Ondanks ontbreken verliesbeschikking mochten verliezen als verrekend worden beschouwd
14 mei 2007 | Hof Amsterdam | jurisprudentie | LJN: AT5069, 03/03998
Een BV deed geen aangifte vennootschapsbelasting over het jaar 2000, ondanks een aanmaning en een latere uitnodiging tot het doen van aangifte. De inspecteur stelde de aanslag vervolgens ambtshalve vast. Het niet doen van aangifte had tot gevolg, dat de
BV in de procedure voor Hof Den Haag werd geconfronteerd met de verzwaarde bewijslast. Zij moest aantonen dat de aanslag onjuist was. De BV was van mening dat het belastbare bedrag nihil bedroeg omdat er eind 1999 nog verrekenbare verliezen waren van ƒ 659.379.
Deze verliezen werden volgens de BV in 2000 niet gecompenseerd door een vrijval van schulden zoals de inspecteur betoogde, omdat deze schulden volgens de BV nog steeds verschuldigd waren. In de gedeponeerde jaarstukken 2001 stonden de schulden echter niet
meer op de balans per 31 december 2000. De jaarrekening 2000 sloot niet aan op de jaarrekening 1999 en kon daarom volgens het Hof niet zonder meer als bewijs dienen voor het bestaan van de schulden. Het Hof ging ervan uit dat de schulden in de loop van 2000
teniet waren gegaan. De inspecteur stelde zich op het standpunt dat de schulden waren kwijtgescholden. De BV toonde het tegendeel niet aan. De vrijval van de schulden was onderdeel van de winst in 2000. Het Hof ging ervan uit dat de inspecteur bij het opleggen
van de ambtshalve aanslag geen rekening had gehouden met bestaande verliezen. De inspecteur had geen verliesverrekeningsbeschikking genomen.
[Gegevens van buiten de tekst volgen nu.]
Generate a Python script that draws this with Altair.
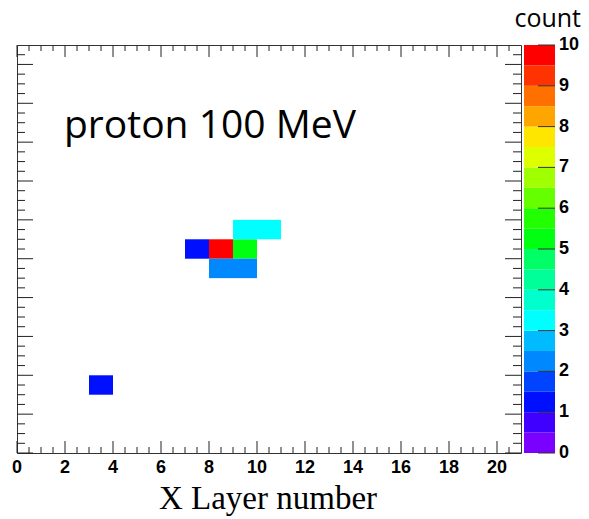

Op grond van het leerstuk van de interne compensatie had de inspecteur echter ook in de beroepsfase nog het recht om
binnen de grenzen van het vastgestelde belastbare bedrag het standpunt in te nemen dat de belastbare winst hoger moest worden vastgesteld en dat verrekening van de verliezen had plaatsgevonden. Het ontbreken van een verliesverrekeningsbeschikking was daarvoor
niet van belang. Het Hof was van oordeel dat de schatting van de inspecteur van het belastbare bedrag redelijk was en dat de BV er niet in was geslaagd om het bewijs te leveren dat de aanslag te hoog was.